Victoria University 5-10% FEE RISE!
Victoria University 5-10% FEE RISE!
By Salient Staff Reporters
Leaked documents reveal that Vic students are in for a massive increase in fees in 2006, with the University considering 5-10% across-the-board fee rises.
At the time of writing, the University has threatened legal action to stop Salient from publishing this information. (So if you're reading this - yay!)
According to the leaked documents, Vice-Chancellor Pat Walsh presented four options for fee increases in 2006 (for undergraduate and Honours courses):
1. 5% increase across-the-board 2. 10% increase for Humanities and Education; 5% increase for everyone else 3. 10% increase for Law, Humanities and Education; 5% increase for everyone else 4. 10% increase across-the-board
Under all four options, all postgraduate fees will increase by $500 per Equivalent Full-Time Student (EFTS).
In the documents, Vice-Chancellor Pat Walsh justified the increase by saying that the "real levels of government funding continue to decline", and that the University's other major revenue source, student fees, is also expected to be reduced.
In particular, international EFTS has dropped by 10% in 2005, costing Vic an estimated $2m per year. Although the general decline in the number of international students has not hit Vic as hard as some of the other universities, the effect of the decline is expected to compound over the next few years as the lower number of students progress through to second- and third-year, etc.
International student fees generated $37m in revenue for Vic in 2005.
Vic is currently projected to run a $7.8m surplus in 2005, or 3.5% of its total revenue - above the Tertiary Advisory Monitoring Unit's guideline that it is prudent to run a surplus of 3%.
Despite the current surplus, the document says that unavoidable IT and library costs may add up to as much as $2.4m, with staff pay rise and promotion increases adding up to an extra $6.7m. Meanwhile, revenue is only projected to increase by $4.4m. The document concludes that continuing to achieve the necessary 3% surplus without "substantial redundancies" would be a "testing challenge".
There are also concerns that the level of fees is connected to the prestige of the university. One of the Deans says that the "level of fees implies that VUW offers a lower quality product in comparison with other universities. The fee level is not commensurate with the quality of the [Faculty of Humanities and Social Sciences] teaching and research programmes."
Though any fee increases above the 5% limit imposed by the Fee Maxima scheme requires special exemption from the Tertiary Education Commission (TEC), a 10% increase would still leave Vic's fees on the low-end for Humanities, mid-range in Law, Science and Architecture & Design, but on the high-end for Commerce when compared with other universities in New Zealand.
A 10% increase will cost full-time undergraduate and Honours students $300-400 per year, and full-time postgraduate students $500 per year.

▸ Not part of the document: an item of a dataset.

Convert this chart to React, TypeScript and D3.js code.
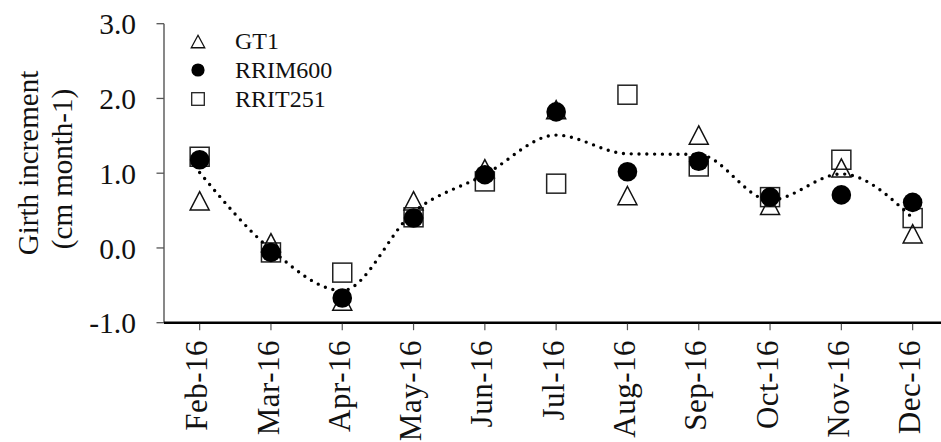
import * as d3 from "d3";
import { useEffect, useRef } from "react";

// data
const months = ["Feb-16", "Mar-16", "Apr-16", "May-16", "Jun-16", "Jul-16", "Aug-16", "Sep-16", "Oct-16", "Nov-16", "Dec-16"];
const gt1 = [0.63, 0.07, -0.71, 0.63, 1.06, 1.85, 0.70, 1.51, 0.57, 1.07, 0.19];
const rrim600 = [1.18, -0.06, -0.67, 0.40, 0.98, 1.82, 1.02, 1.16, 0.68, 0.71, 0.61];
const rrit251 = [1.22, -0.06, -0.33, 0.41, 0.89, 0.86, 2.05, 1.09, 0.68, 1.18, 0.40];
const meanLine = [1.01, -0.02, -0.57, 0.48, 0.98, 1.51, 1.26, 1.25, 0.64, 0.99, 0.40];
const yTicks = [3, 2, 1, 0, -1];
const legendNames = ["GT1", "RRIM600", "RRIT251"];

const W = 941;
const H = 442;
const FONT = "Liberation Serif, Times New Roman, DejaVu Serif, serif";

const triPath = (cx: number, cy: number, w: number, h: number) =>
    `M${cx},${cy - h / 2}L${cx + w / 2},${cy + h / 2}L${cx - w / 2},${cy + h / 2}Z`;

const App = () => {
    const chartRef = useRef<SVGSVGElement>(null);

    useEffect(() => {
        const svg = d3.select(chartRef.current);
        svg.selectAll("*").remove();
        svg.style("font-family", FONT);

        const left = 164;
        const top = 23.7;
        const bottom = 322.7;

        const x = d3.scaleBand().domain(months).range([left, left + 71.3 * months.length]);
        const cx = (m: string) => (x(m) as number) + x.bandwidth() / 2;
        const y = d3.scaleLinear().domain([-1, 3]).range([bottom, top]);
        const fmt = (v: number) => v.toFixed(1);

        // y axis
        svg.append("line")
            .attr("x1", left).attr("x2", left)
            .attr("y1", top).attr("y2", bottom)
            .attr("stroke", "#555").attr("stroke-width", 1.4);
        yTicks.forEach(t => {
            svg.append("line")
                .attr("x1", left - 7.5).attr("x2", left)
                .attr("y1", y(t)).attr("y2", y(t))
                .attr("stroke", "#555").attr("stroke-width", 1.3);
            svg.append("text")
                .attr("x", 136).attr("y", y(t))
                .attr("dy", "0.36em")
                .attr("text-anchor", "end")
                .attr("font-size", 29.5)
                .attr("fill", "#111")
                .text(fmt(t));
        });

        // x axis
        svg.append("line")
            .attr("x1", left).attr("x2", W)
            .attr("y1", bottom).attr("y2", bottom)
            .attr("stroke", "#000").attr("stroke-width", 2.5);
        months.forEach(m => {
            svg.append("line")
                .attr("x1", cx(m)).attr("x2", cx(m))
                .attr("y1", bottom + 1).attr("y2", bottom + 7.5)
                .attr("stroke", "#555").attr("stroke-width", 1.2);
            svg.append("text")
                .attr("transform", `translate(${cx(m) + 7.6},${340}) rotate(-90)`)
                .attr("text-anchor", "end")
                .attr("font-size", 31)
                .attr("letter-spacing", 0.5)
                .attr("fill", "#111")
                .text(m);
        });

        // y title
        svg.append("text")
            .attr("transform", `translate(38,163) rotate(-90)`)
            .attr("text-anchor", "middle")
            .attr("font-size", 29)
            .attr("fill", "#111")
            .text("Girth increment");
        svg.append("text")
            .attr("transform", `translate(72,169) rotate(-90)`)
            .attr("text-anchor", "middle")
            .attr("font-size", 29)
            .attr("fill", "#111")
            .text("(cm month-1)");

        // hollow markers
        svg.selectAll(".sq")
            .data(rrit251)
            .enter()
            .append("rect")
            .attr("x", (d, i) => cx(months[i]) - 9.5)
            .attr("y", d => y(d) - 9.5)
            .attr("width", 19).attr("height", 19)
            .attr("fill", "none").attr("stroke", "#222").attr("stroke-width", 1.5);
        svg.selectAll(".tri")
            .data(gt1)
            .enter()
            .append("path")
            .attr("d", (d, i) => triPath(cx(months[i]), y(d), 19, 18.3))
            .attr("fill", "none").attr("stroke", "#111").attr("stroke-width", 1.5);

        // mean line (smoothed, dotted)
        const line = d3.line<number>()
            .x((d, i) => cx(months[i]))
            .y(d => y(d))
            .curve(d3.curveMonotoneX);
        svg.append("path")
            .attr("d", line(meanLine))
            .attr("fill", "none")
            .attr("stroke", "#000")
            .attr("stroke-width", 3.4)
            .attr("stroke-linecap", "round")
            .attr("stroke-dasharray", "0 7.8");

        // filled circles
        svg.selectAll(".dot")
            .data(rrim600)
            .enter()
            .append("circle")
            .attr("cx", (d, i) => cx(months[i]))
            .attr("cy", d => y(d))
            .attr("r", 9.8)
            .attr("fill", "#000");

        // legend
        const rows = [41.5, 70, 99];
        legendNames.forEach((name, i) => {
            const ry = rows[i];
            if (i === 0) {
                svg.append("path")
                    .attr("d", triPath(198, ry, 13.5, 12.5))
                    .attr("fill", "none").attr("stroke", "#111").attr("stroke-width", 1.3);
            } else if (i === 1) {
                svg.append("circle").attr("cx", 198).attr("cy", ry).attr("r", 6.6).attr("fill", "#000");
            } else {
                svg.append("rect")
                    .attr("x", 198 - 6.3).attr("y", ry - 6.3)
                    .attr("width", 12.6).attr("height", 12.6)
                    .attr("fill", "none").attr("stroke", "#222").attr("stroke-width", 1.3);
            }
            svg.append("text")
                .attr("x", 235).attr("y", ry + 7.5)
                .attr("font-size", 24)
                .attr("fill", "#111")
                .text(name);
        });
    }, []);

    return (
        <svg ref={chartRef} width={W} height={H}
            style={{ position: "absolute", left: 0, top: 0, background: "#fff" }}></svg>
    );
};

export default App;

VUWSA President Jeremy Greenbrook has condemned the proposals, calling it "unjustified and plain greedy". He says the University has been increasing its surpluses over the past few years and "always" underestimates the student and revenue figures.

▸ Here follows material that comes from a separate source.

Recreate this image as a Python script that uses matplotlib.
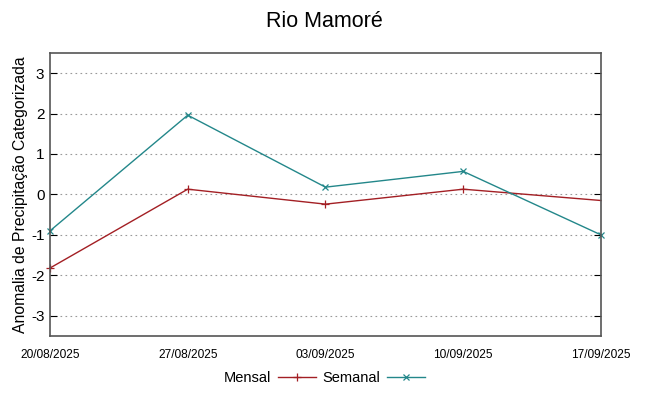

Vice-Chancellor Pat Walsh has refused to comment on the proposals contained in the documents, saying that the documents were "provided in the public excluded business of the Finance Committee, and which the full Council has not yet seen ... casual acceptance that confidentiality can be routinely breached would make effective governance and management of the University impossible. It is utterly inconsistent with the statutory responsibilities of any member of Council, let alone my responsibilities as Vice-Chancellor."

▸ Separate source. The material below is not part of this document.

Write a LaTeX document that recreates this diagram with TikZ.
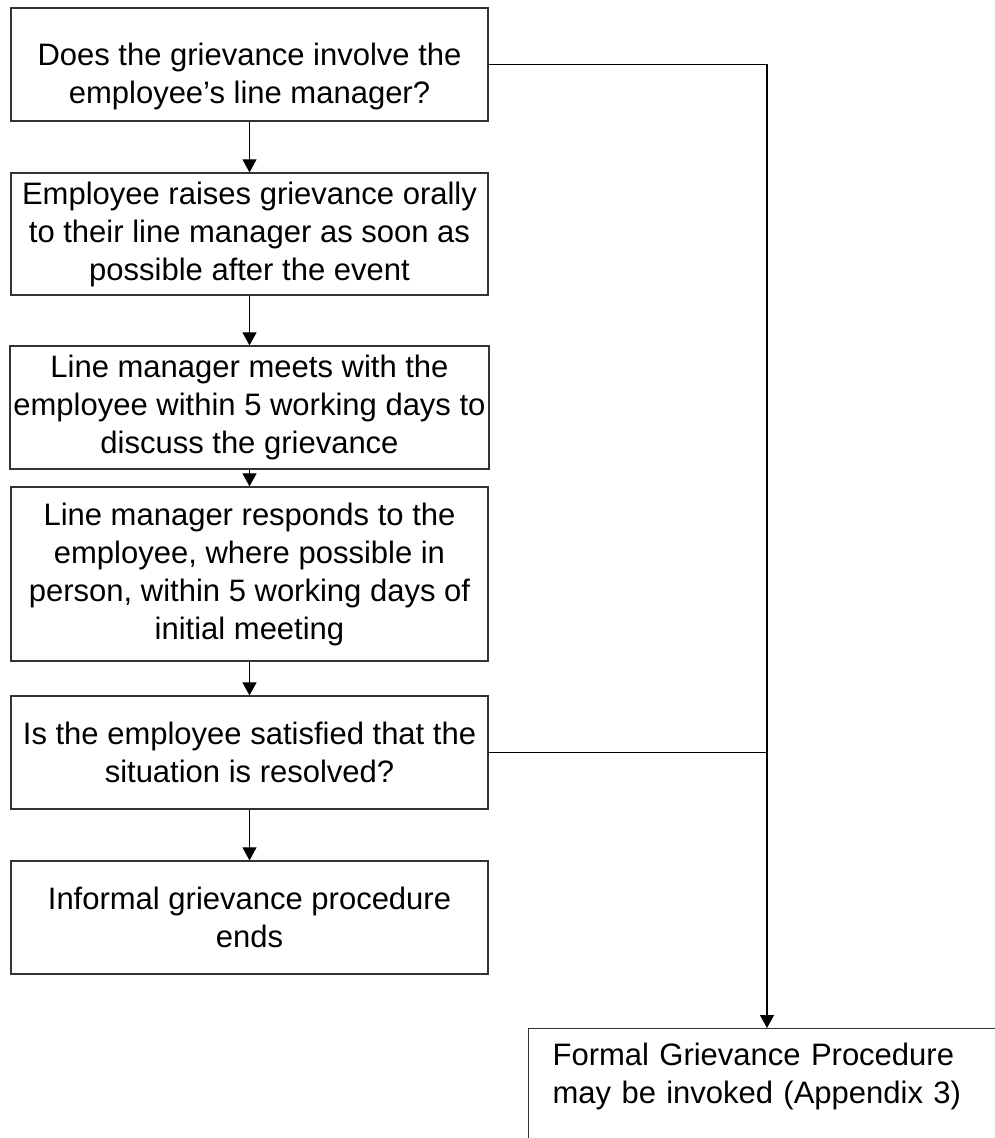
\documentclass[tikz,border=0pt]{standalone}
\usepackage{fontspec}
\setmainfont{Liberation Sans}
\usetikzlibrary{arrows.meta}
\tikzset{
  stepbox/.style={draw=black!80,line width=1.3pt,minimum width=477pt,align=center,
    font=\fontsize{31}{38}\selectfont},
}
\begin{document}
\begin{tikzpicture}[x=1pt,y=-1pt,>={Triangle[width=14pt,length=13pt]}]
\useasboundingbox (0,0) rectangle (994,1138);
\node[stepbox,minimum height=113pt] (inv) at (249.5,64.5) {\rule{0pt}{46pt}Does the grievance involve the\\employee’s line manager?};
\node[stepbox,minimum height=122pt] (raise) at (249.5,234) {Employee raises grievance orally\\to their line manager as soon as\\possible after the event};
\node[stepbox,minimum height=123pt] (meet) at (249.5,407.5) {Line manager meets with the\\employee within 5 working days to\\discuss the grievance};
\node[stepbox,minimum height=174pt] (resp) at (249.5,574) {Line manager responds to the\\employee, where possible in\\person, within 5 working days of\\initial meeting};
\node[stepbox,minimum height=113pt] (sat) at (249.5,752.5) {Is the employee satisfied that the\\situation is resolved?};
\node[stepbox,minimum height=113pt] (ends) at (249.5,917.5) {Informal grievance procedure\\ends};
\node[draw=black!80,line width=1.3pt,anchor=north west,align=left,text width=420pt,
  inner xsep=24pt,inner ysep=14pt,text depth=200pt,font=\fontsize{31}{38}\selectfont]
  (formal) at (528,1028) {Formal Grievance Procedure\\may be invoked (Appendix 3)};
\coordinate (drop) at ([xshift=239pt]formal.north west);

\draw[->,line width=1.2pt] (inv) -- (raise);
\draw[->,line width=1.2pt] (raise) -- (meet);
\draw[->,line width=1.2pt] (meet) -- (resp);
\draw[->,line width=1.2pt] (resp) -- (sat);
\draw[->,line width=1.2pt] (sat) -- (ends);
\draw[->,line width=1.2pt] (inv.east) -| (drop);
\draw[line width=1.2pt] (sat.east) -- (sat.east -| drop);
\end{tikzpicture}
\end{document}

"Salient has no right to publish information that it is not entitled to have in its possession," says Walsh, "and the University will take appropriate action to protect the integrity of its governance processes."
Vic's move follows Massey University's recent decision to ask TEC for an exemption to raise fees by 10%. Such an exemption is only given under "exceptional" circumstances. The education provider has to prove that the cost of the course is not covered by the income generated, the course could not be cross-subsidised from an overall surplus and that raising fees would impact on the ability of the university to meet the government's tertiary education strategy.
TEC Policy Manager James Turner says the university would have to be in "financial shit, basically" to have an exemption granted. That Vic already had low fees was irrelevant, and the TEC board would closely analyse the increasing costs. There was also a requirement for students to be consulted about any fee increases and students' associations could make submissions to the TEC, he says.